A common cause of failure is the resemblance of objects in terms of the visual features used in our approach. For example the cup and bowl can be mistaken for each other as shown in Fig. 8. Both of them have a convex inner surface and their inner surfaces are white which results in similar visual appearance. Other errors are due to object viewpoints that were not learned during training. There is only a limited number of viewpoints present in the dataset.

Fig. 8.
figure 8

A wrong detection. Bowl is detected as a cup.

4.3 Multi-view Pose Estimation

In the third set of experiments, we estimate the poses of textureless objects. IKEA chair parts are used as shown in Fig. 9a. The training images are captured for azimuths in the range of \(\theta \in [0,2\pi ]\) and elevations in the range of \(\gamma \in [0,\pi /2]\) in 5-degree steps (\(\delta \theta = 5^{\circ }\), \(\delta \gamma = 5^{\circ }\)).

Fig. 9.
figure 9

Experimental setup for the pose estimation experiments.

There are three different object types and six different object instances in the test scenes. Their poses are estimated in 13 different scenes. Since we used the KUKA Light-Weight-Robot arm for recording the poses of the objects, only those views that lie in the workspace of the robot were used for pose estimation. The poses of the objects are determined in the reference frame of the robot; therefore, the errors in the calibration of the camera position will also contribute to the error of the final evaluation. It should be noted that, in other studies, the reference frame is generally the camera itself. The scenes are captured using two Kinects as seen in Fig. 9b. To avoid interference issues, we used the freenect library, which has the capability of shutting down the IR light of the Kinects. However, due to delayed onset times of the IR light in the camera, some of the depth images do not contain sufficient information, as seen in Fig. 10.

In the first part of the evaluation, we compare the results obtained from single and multiple cameras. We used training data with coarse (\(\delta \theta , \delta \gamma = 20^{\circ }\)) and dense (\(\delta \theta , \delta \gamma = 5^{\circ }\)) angular spacing to see the capacity of our approach under both conditions. LineMOD [10] is also used to estimate the poses of the objects; however, since the bottom and back parts of the chair have no discriminative surface normal values or any discriminative visual feature from the surrounding, the detection rate performance was low with LineMOD; therefore, only the pose estimation for the chair leg is compared with the proposed method by using two cameras. The results are given in Table 3. As can be seen, the average error gets smaller with angular sampling step size. The error is smallest when the multi-view method is used. There is a decrease of around 10 % in orientation estimation error between dense single-camera and dense multi-camera settings. The pose estimation with LineMOD has a performance worse than mPAPE. This is probably due to the lack of discriminative surface features of the chair leg, which makes it harder for LineMOD to make precise pose estimates. The multi-view method increases the coarse pose estimation by approximately 15 % in position. An increase of this magnitude is not observed in dense estimation.

Fig. 10.
figure 10

Left: The pose estimates for two objects. Right: Corresponding depth image. Black regions contain no depth information.

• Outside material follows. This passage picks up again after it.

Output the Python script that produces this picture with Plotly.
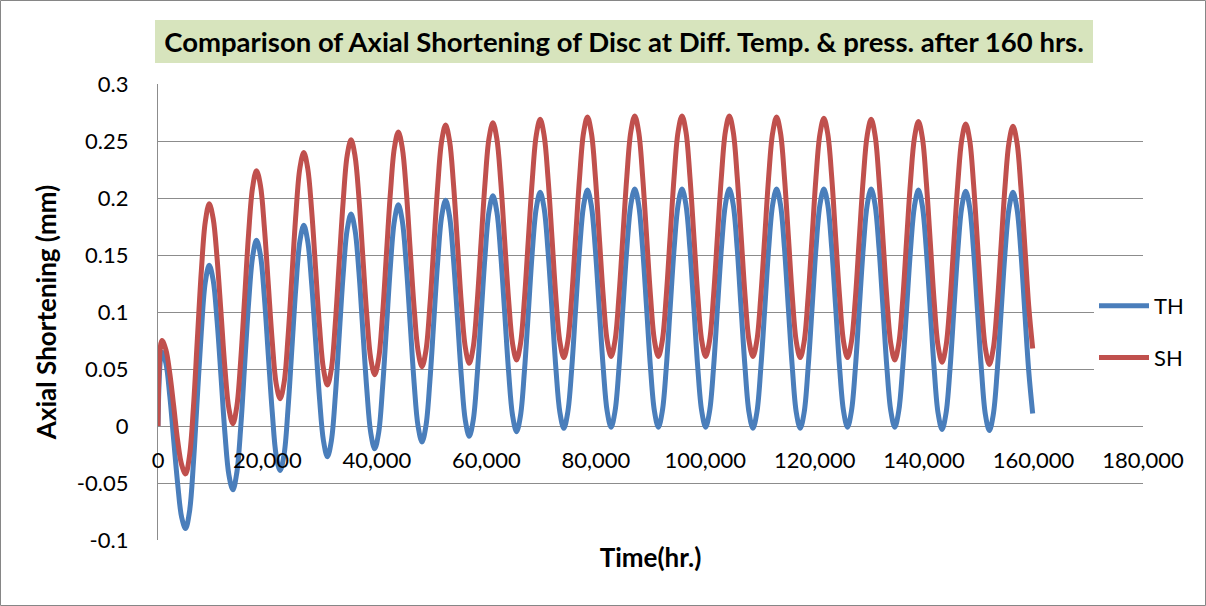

Table 3. Average pose estimation errors

Using multiple-camera pose estimation with dense training data, we obtained the errors in translation and orientation shown in Fig. 11. For mPAPE, the errors are concentrated at 0.015 m, while for lineMOD, the errors are concentrated around 0.03 m. As it can be seen, mPAPE has a higher estimation accuracy; however, there are still errors higher than 0.01 m which can cause problems if a high precision estimation is necessary. Multiple reasons exists for these errors. The first is the difficulty of obtaining stable features for recognizing textureless, flat objects. Features can be different under changing illumination conditions and the noise in the depth data due to multiple RGB-D cameras. We have used a probabilistic, appearance-based pose estimation method to overcome this. The second source is related to occlusion of the objects in some of the scenes. Unsurprisingly, it has been observed that the error increases when the object is occluded in one of the views. The third reason is the calibration error of the cameras. The poses of the objects are recorded with respect to the robot frame. When the estimated pose is transformed into the robot frame, this affects the result.

Fig. 11.
figure 11

Histogram of translational and orientation errors of mPAPE and lineMOD for chairleg parts respectively. Errors of up to 0.04 m in translation and 20\(^\circ \) in orientation can be observed for mPAPE, while errors upto 0.05 m in translation and 25\(^\circ \) in orientation can be observed for lineMOD method.

In all sets of experiments, pose estimation integration from multiple cameras with our approach provided higher accuracy and precision with respect to single-camera pose estimation. The improvement in detection rate, around \(24\,\%\), is even higher than the improvement in the pose estimation, which is around \(10\,\%\).

5 Conclusion

We proposed a method for integrating pose estimations from multiple sensors. A probabilistic appearance-based pose estimation method has been improved to combine multiple attributes of the scene, even if one of the features (e.g. depth information) is noisy or incomplete in the scene.

We have developed a method to integrate poses from multiple views and used it with PAPE; however, it should be noted it was also possible to use with other pose estimation methods (e.g. lineMOD [10] which had lower performance as shown in the experiments). The results show that mPAPE can achieve high accuracies when pose estimations are integrated with the approach proposed in this paper; and they are comparable to or exceed state-of-the-art results. Furthermore, errors in object pose estimation are reduced with multiple cameras.